Research topics included: Sociology and National Socialism: the lives of Edward Yarnall Hartshorne and Talcott Parsons of Harvard University in the 1940s, the history of Holocaust studies at Harvard University since the 1930s to the present.

== Career ==
In 1976, Porter founded the Journal of the History of Sociology; it published its first issue in 1978.

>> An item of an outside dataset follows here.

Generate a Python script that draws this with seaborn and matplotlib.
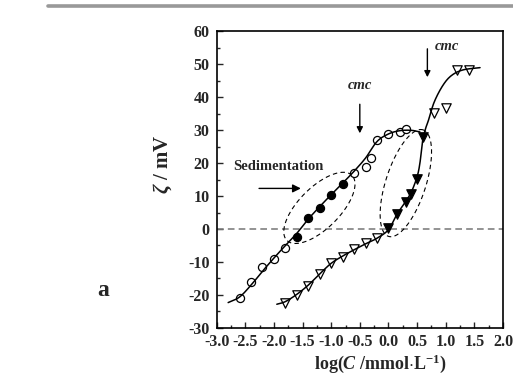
import numpy as np
import pandas as pd
import matplotlib
matplotlib.use("Agg")
import matplotlib.pyplot as plt
import seaborn as sns
from matplotlib.lines import Line2D

# ---- data ----
open_circle_x = [-2.6, -2.4, -2.2, -2.0, -1.8, -0.6, -0.4, -0.3, -0.2, 0.0, 0.2, 0.3]
open_circle_y = [-21.0, -16.0, -11.6, -9.0, -5.85, 17.1, 18.9, 21.6, 26.9, 28.7, 29.3, 30.2]

filled_circle_x = [-1.6, -1.4, -1.2, -1.0, -0.8]
filled_circle_y = [-2.5, 3.2, 6.5, 10.2, 13.6]

open_tri_x = [-1.8, -1.6, -1.4, -1.2, -1.0, -0.8, -0.6, -0.4, -0.2, 0.8, 1.0, 1.2, 1.4]
open_tri_y = [-22.5, -20.0, -17.4, -13.7, -10.2, -8.4, -6.0, -4.1, -2.8, 35.3, 36.8, 48.2, 48.2]

filled_tri_x = [0.0, 0.15, 0.3, 0.4, 0.5, 0.6]
filled_tri_y = [0.2, 4.4, 8.3, 10.6, 15.2, 27.8]

# fitted curves
fit1_x = [-2.8, -2.6, -2.4, -2.2, -2.0, -1.8, -1.6, -1.4, -1.2, -1.0, -0.8, -0.6, -0.4, -0.2, 0.0, 0.2, 0.4, 0.55]
fit1_y = [-22.3, -20.6, -17.0, -12.8, -8.8, -5.0, -1.3, 3.0, 6.8, 10.4, 13.9, 17.5, 21.5, 26.5, 28.8, 29.8, 29.9, 29.4]

fit2_x = [-1.95, -1.8, -1.6, -1.4, -1.2, -1.0, -0.8, -0.6, -0.4, -0.2, 0.0, 0.15, 0.3, 0.4, 0.5, 0.55, 0.6, 0.65, 0.7, 0.8, 0.95, 1.1, 1.3, 1.6]
fit2_y = [-22.8, -22.0, -19.8, -17.0, -13.6, -10.4, -8.2, -6.3, -4.5, -2.8, -0.2, 4.5, 8.3, 11.2, 15.8, 20.0, 27.0, 30.5, 33.0, 38.5, 43.5, 46.5, 48.2, 48.9]

x_ticks = [-3.0, -2.5, -2.0, -1.5, -1.0, -0.5, 0.0, 0.5, 1.0, 1.5, 2.0]
y_ticks = [-30, -20, -10, 0, 10, 20, 30, 40, 50, 60]


def catmull_rom(xs, ys, n=12):
    p = np.column_stack([xs, ys]).astype(float)
    p = np.vstack([2 * p[0] - p[1], p, 2 * p[-1] - p[-2]])
    out = []
    t = np.linspace(0, 1, n, endpoint=False)[:, None]
    for i in range(1, len(p) - 2):
        p0, p1, p2, p3 = p[i - 1], p[i], p[i + 1], p[i + 2]
        seg = 0.5 * ((2 * p1) + (-p0 + p2) * t + (2 * p0 - 5 * p1 + 4 * p2 - p3) * t ** 2
                     + (-p0 + 3 * p1 - 3 * p2 + p3) * t ** 3)
        out.append(seg)
    out.append(p[-2][None, :])
    out = np.vstack(out)
    return out[:, 0], out[:, 1]


sns.set_style("ticks")
plt.rcParams["font.family"] = ["Liberation Serif", "DejaVu Serif"]
plt.rcParams["font.weight"] = "bold"
plt.rcParams["axes.unicode_minus"] = False
plt.rcParams["mathtext.fontset"] = "custom"
plt.rcParams["mathtext.rm"] = "Liberation Serif:bold"
plt.rcParams["mathtext.it"] = "Liberation Serif:italic:bold"
plt.rcParams["mathtext.bf"] = "Liberation Serif:bold"

fig = plt.figure(figsize=(5.13, 3.74), dpi=100)
ax = fig.add_axes([0.4224, 0.123, 0.558, 0.7941])

ax.set_xlim(-3.0, 2.0)
ax.set_ylim(-30, 60)

# zero line
ax.axhline(0, color="#808080", lw=1.2, ls=(0, (4, 2.5)), zorder=1)

# markers
df_oc = pd.DataFrame({"x": open_circle_x, "y": open_circle_y})
df_fc = pd.DataFrame({"x": filled_circle_x, "y": filled_circle_y})
df_ot = pd.DataFrame({"x": open_tri_x, "y": open_tri_y})
df_ft = pd.DataFrame({"x": filled_tri_x, "y": filled_tri_y})

sns.scatterplot(data=df_oc, x="x", y="y", marker="o", s=34, facecolor="white",
                edgecolor="black", linewidth=0.9, ax=ax, zorder=3)
sns.scatterplot(data=df_fc, x="x", y="y", marker="o", s=34, color="black",
                edgecolor="black", linewidth=0.9, ax=ax, zorder=3)
sns.scatterplot(data=df_ot, x="x", y="y", marker="v", s=46, facecolor="white",
                edgecolor="black", linewidth=0.9, ax=ax, zorder=3)
sns.scatterplot(data=df_ft, x="x", y="y", marker="v", s=46, color="black",
                edgecolor="black", linewidth=0.9, ax=ax, zorder=3)

# fitted curves
for fx, fy in [(fit1_x, fit1_y), (fit2_x, fit2_y)]:
    cx, cy = catmull_rom(fx, fy)
    dfc = pd.DataFrame({"x": cx, "y": cy})
    sns.lineplot(data=dfc, x="x", y="y", sort=False, estimator=None, color="black",
                 lw=1.1, ax=ax, zorder=4)

# dashed ellipses (defined in pixel space of the axes)
fig.canvas.draw()
bb = ax.get_window_extent()
px_per_x = bb.width / 5.0
px_per_y = bb.height / 90.0


def ellipse(cx, cy, a, b, ang):
    t = np.linspace(0, 2 * np.pi, 200)
    th = np.deg2rad(ang)
    u = a * np.cos(t) * np.cos(th) - b * np.sin(t) * np.sin(th)
    v = a * np.cos(t) * np.sin(th) + b * np.sin(t) * np.cos(th)
    ax.plot(cx + u / px_per_x, cy + v / px_per_y, color="black", lw=0.8,
            ls=(0, (4, 3)), zorder=2)


ellipse(-1.206, 6.4, 46, 20.5, 45)
ellipse(0.304, 13.9, 56, 20, 72)

# annotations
ax.annotate("", xy=(-1.53, 12.3), xytext=(-2.26, 12.3),
            arrowprops=dict(arrowstyle="-|>", color="black", lw=1.0,
                            mutation_scale=12, shrinkA=0, shrinkB=0))
ax.text(-2.72, 18.9, "Sedimentation", fontsize=10.5, fontweight="bold", va="center", ha="left")

ax.annotate("", xy=(-0.5, 29.0), xytext=(-0.5, 37.8),
            arrowprops=dict(arrowstyle="-|>", color="black", lw=1.0,
                            mutation_scale=9, shrinkA=0, shrinkB=0))
ax.text(-0.5, 43.4, "cmc", fontsize=10.5, fontweight="bold", fontstyle="italic",
        va="center", ha="center")

ax.annotate("", xy=(0.68, 46.0), xytext=(0.68, 54.6),
            arrowprops=dict(arrowstyle="-|>", color="black", lw=1.0,
                            mutation_scale=9, shrinkA=0, shrinkB=0))
ax.text(0.81, 55.2, "cmc", fontsize=10.5, fontweight="bold", fontstyle="italic",
        va="center", ha="left")

# axes styling
ax.set_xticks(x_ticks)
ax.set_xticklabels([f"{v:.1f}" for v in x_ticks])
ax.set_yticks(y_ticks)
ax.set_yticklabels([str(v) for v in y_ticks])
ax.set_xticks(np.arange(-3.0, 2.01, 0.25), minor=True)
ax.set_yticks(np.arange(-30, 61, 5), minor=True)
ax.tick_params(axis="both", which="major", direction="in", length=4, width=1.0,
               labelsize=11.5, top=False, right=False)
ax.tick_params(axis="x", which="major", pad=4)
ax.tick_params(axis="y", which="major", pad=5)
ax.tick_params(axis="both", which="minor", direction="in", length=2.5, width=1.0,
               top=False, right=False)
for lab in ax.get_xticklabels() + ax.get_yticklabels():
    lab.set_fontweight("bold")
for sp in ax.spines.values():
    sp.set_visible(True)
    sp.set_linewidth(1.2)
    sp.set_color("black")

ax.set_xlabel(r"log($C$ /mmol$\cdot$L$^{-1}$)", fontsize=13, fontweight="bold")
ax.set_ylabel(r"$\zeta$ / mV", fontsize=15, fontweight="bold")
ax.xaxis.set_label_coords(0.571, -0.082)
ax.yaxis.set_label_coords(-0.15, 0.55)

# decorations outside the axes
fig.add_artist(Line2D([48 / 513, 1.0], [1 - 5.6 / 374, 1 - 5.6 / 374],
                      transform=fig.transFigure, color="#999999", lw=2.6))
fig.text(103 / 513, 1 - 291 / 374, "a", fontsize=17, fontweight="bold",
         ha="center", va="center")

fig.savefig("out.png", dpi=100)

In the spring of 2012, Porter ran for United States Representative as a write-in candidate in Massachusetts' Fourth District following the departure of incumbent Representative Barney Frank. Running as a Democrat, Porter described himself as a "radical-libertarian-progressive" and aligned his views with those of Representative Ron Paul and Senator Bernie Sanders. Porter's write-in candidacy gained less than 0.1% of the vote; Joseph Kennedy III won the primary with approximately 90% of the vote and was later elected to his first term in Congress in the 2012 general election.

==Selected works==
Porter's books include:

- Student Protest and the Technocratic Society: The Case of ROTC (Chicago: Adams Press, 1973 and based on his sociology Ph.D. dissertation from Northwestern University, June 1971)
- Jewish Radicalism (Grove Press, 1973; with Peter Dreier)
- The Sociology of American Jews (University Press of America, 1978, 1980)
- The Jew as Outsider (University Press of America, 1981; The Spencer Press, 2014)
- Jewish Partisans: A Documentary of Jewish Resistance in the Soviet Union During World War II (University Press of America, 1982; The Spencer Press, 2013)
- Conflict and Conflict Resolution: An Historical Bibliography (Garland Publishing, 1982)
- Genocide and Human Rights: A Global Anthology (University Press of America, 1982)
- Confronting History and Holocaust (University Press of America, 1983; new edition with bibliography of Porter's works, The Spencer Press, 2014)
- Sexual Politics in the Third Reich: The Persecution of the Homosexuals During the Holocaust (The Spencer Press, 1991, with Rudiger Lautmann and Erhard Vismar; 20th Anniversary edition, The Spencer Press, 2011)
- The Sociology of Genocide: A Curriculum Guide (American Sociological Association, 1992)
- The Sociology of Jewry: A Curriculum Guide (American Sociological Association, 1992)
- Women in Chains: On the Agunah (Jason Aronson, 1995)
- The Genocidal Mind: Sociological and Sexual Perspectives (University Press of America, 2006)
- Is Sociology Dead? Social Theory and Social Praxis in a Post-Modern Age (University Press of America, 2008)
- Sexual Politics in Nazi Germany: The Persecution of the Homosexuals and Lesbians During the Holocaust (The Spencer Press, 2011, 2023)
- The Radical Writings of Jack Nusan Porter (Academic Studies Press, 2020)
- Jewish Partisans of the Soviet Union During World War II (in Russian and English, Academic Studies Press, 2022)
- Can Mathematical Models Predict Genocide? (The Spencer Press, 2022)
- Can Mathematical Models Predict Terrorist Acts? (Academic Studies Press, 2022; with Trevor Jones)
- The Wit and Wisdom of Erich Goldhagen on Hitler, Nazism, the Holocaust and Other Genocides (The Spencer Press, 2023)
- If Only You Could Bottle It: Memoirs of a Radical Son (Academic Studies Press, 2023)
- L'Matara (For the Purpose): Jewish Partisan Poetry and Prose from the DP Camps of Europe (Academic Studies Press, 2023)

==Awards==
- 2004: Lifetime Achievement Award, American Sociological Association Section on the History of Sociology for his founding of the Journal of the History of Sociology, 1977–1982. He shared the award with Glenn Jacobs and Alan Sica.
- 2009: The Robin Williams Award for Distinguished Contributions to Scholarship, Teaching, and Service from the American Sociological Association, Section on Peace, War, and Social Conflict (for his work in genocide and Holocaust studies).